The state postulate is a term used in thermodynamics that defines the given number of properties to a thermodynamic system in a state of equilibrium. It is also sometimes referred to as the state principle. The state postulate allows a finite number of properties to be specified in order to fully describe a state of thermodynamic equilibrium. Once the state postulate is given the other unspecified properties must assume certain values.

The state postulate says:

The state of a simple compressible system is completely specified by two independent, intensive properties

A more general statement of the state postulate says:

the state of a simple system is completely specified by r+1 independent, intensive properties where r is the number of significant work interactions.

Two intensive variables are sufficient to derive all the others by use of an equation of state. Three are used for more complex systems in order to solve for the complete state. In a multiphase system (such as a mixture of gas and liquid) this is not the case. (e.g., boiling point (temperature) depends on elevation (ambient pressure)).

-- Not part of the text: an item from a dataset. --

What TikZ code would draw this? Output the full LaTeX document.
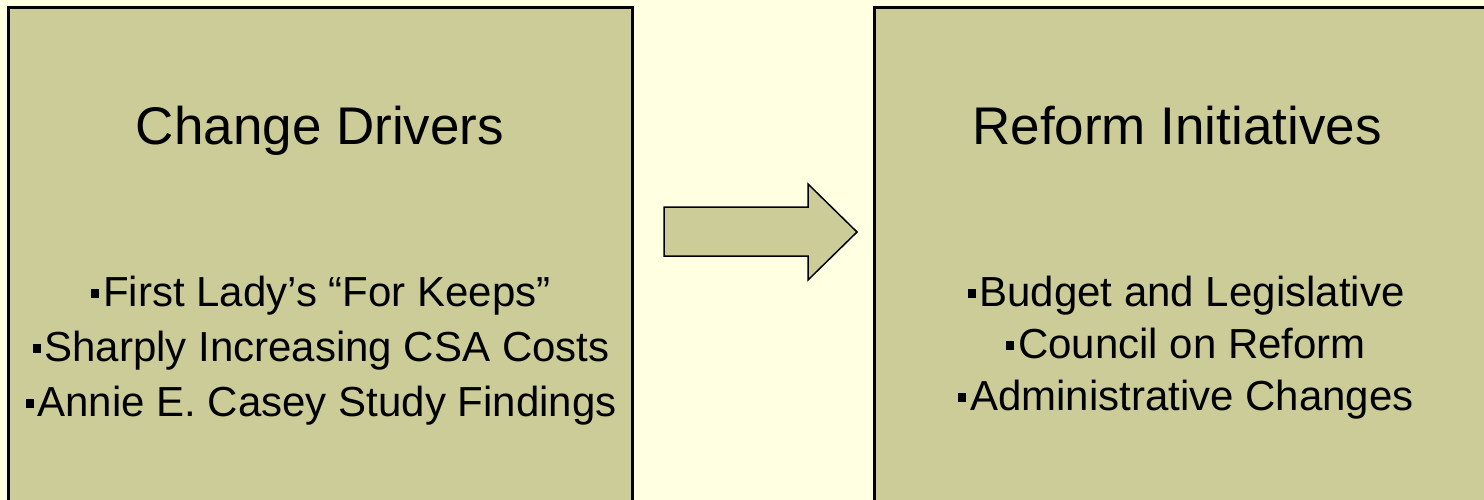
\documentclass[tikz,border=0pt]{standalone}
\usepackage{fontspec}
\setmainfont{Liberation Sans}
\definecolor{bgc}{RGB}{255,255,225}
\definecolor{boxc}{RGB}{204,204,153}
\newcommand{\sqb}{\rule[8pt]{8pt}{9pt}\hspace{4pt}}
\begin{document}
\begin{tikzpicture}[x=1pt,y=-1pt,
  panel/.style={draw=black,line width=3pt,fill=boxc},
  ttl/.style={anchor=base,inner sep=0pt,font=\fontsize{53}{60}\selectfont},
  itm/.style={anchor=base,inner sep=0pt,font=\fontsize{42}{50}\selectfont},
  blockarrow/.style={draw=black,line width=1.5pt,fill=boxc,line join=miter}]
\useasboundingbox (0,0) rectangle (1484,500);
\clip (0,0) rectangle (1484,500);
\fill[bgc] (0,0) rectangle (1484,500);
% panels
\draw[panel] (8,8) rectangle (632,520);
\draw[panel] (874,8) rectangle (1510,520);
% arrow
\draw[blockarrow] (664,207) -- (808,207) -- (808,184) -- (857,232) -- (808,280) -- (808,256) -- (664,256) -- cycle;
% left texts
\node[ttl] (t1) at (320,145) {Change Drivers};
\node[itm] (l1) at (321,306) {\sqb First Lady’s “For Keeps”};
\node[itm] (l2) at (321,361) {\sqb Sharply Increasing CSA Costs};
\node[itm] (l3) at (321,416) {\sqb Annie E. Casey Study Findings};
% right texts
\node[ttl] (t2) at (1177,145) {Reform Initiatives};
\node[itm] (r1) at (1186,306) {\sqb Budget and Legislative};
\node[itm] (r2) at (1186,358) {\sqb Council on Reform};
\node[itm] (r3) at (1186,410) {\sqb Administrative Changes};
\end{tikzpicture}
\end{document}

In addition, while the state postulate defines how many independent properties are required to completely define a state, it does not necessarily guarantee that such a state will be unique. For example, for single-phase water near 4 °C, a given density and pressure pair can actually correspond to two different liquid states with two different temperatures. However, for a simple compressible system, certain pairs of intensive properties are guaranteed to define a unique state provided that they are independent (e.g. temperature and density, or temperature and pressure).